Sus hijos han llegado a la casa para asistir al funeral. Después
de enterrar al laureado poeta se sientan en la mesa a tener una cena en
familia. Este es el momento más logrado de la película, una escena que recuerda
la adaptación que hizo John Huston de Los
muertos y la escena de la cena fúnebre que da Katerina Ivanovna en Crimen y castigo. No sé si estos diálogos
magistrales, si esta atmósfera agobiante, infernal, de reproches y agresiones,
tan típicas de una familia común y corriente, se deban a la obra de teatro o a
la puesta en escena de Wells, lo que si se es que las actuaciones están
geniales. En esa mesa están una amargada y convincente Julia Roberts, una juguetona
y a la vez triste Julliete Lewis, un solapado Ewan Mcgregor, un irreconocible
Benedict Cumberbacht en su papel de perdedor absoluto, una poderosísima Misty
Ulman, un divertido y conciliador Chris Cooper , una rebelde Abigail Breslin y
una contenida y soberbia Julianne Nicholson. Bueno, entre todos esos actores
maravillosos se destaca como un sol Meryl Streep, consiguiendo su mejor
interpretación en muchísimos años. Si Cate Blanchet no hubiera hecho Blue Jasmine nadie podría discutir que
la amante del teniente francés no aspirara a su cuarto Óscar.

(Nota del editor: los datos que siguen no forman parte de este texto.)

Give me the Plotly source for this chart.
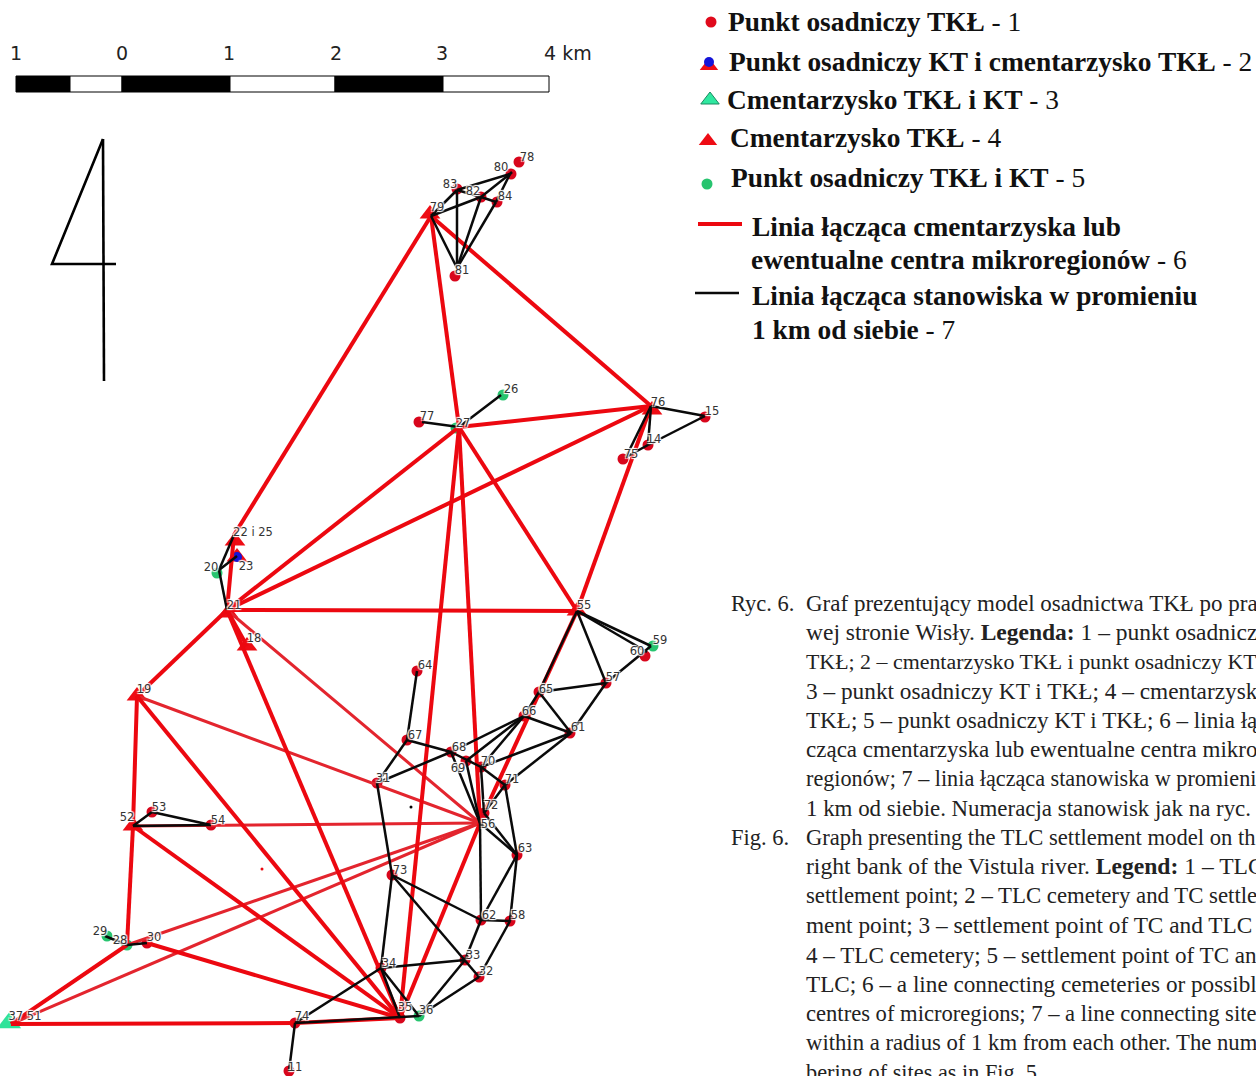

La cena es el climax de la película, si lograra mantenerse
así en la hora que le resta…. Estaríamos
hablando de un clásico. Después decae un poco y termina agarrando un tufillo
aleccionador que molesta un poco pero nunca tanto como para levantarse e irse.
Sin duda que es una buena película, la mejor que sacaron este año los Weinstein,
los grandes perdedores del Óscar ya que su apuesta, la insoportable El mayordomo, no obtuvo ninguna
nominación por parte de los miembros de la Academia. A veces los viejitos
tienen razón.
Esperamos verla en su formato original. La llegada a
Colombia de las nominadas al Óscar se ha visto empantanada por las siempre
equivocadas exigencias del público. Por ahora solo nos queda la piratería que
es más efectiva y atenta que nuestros distribuidores locales.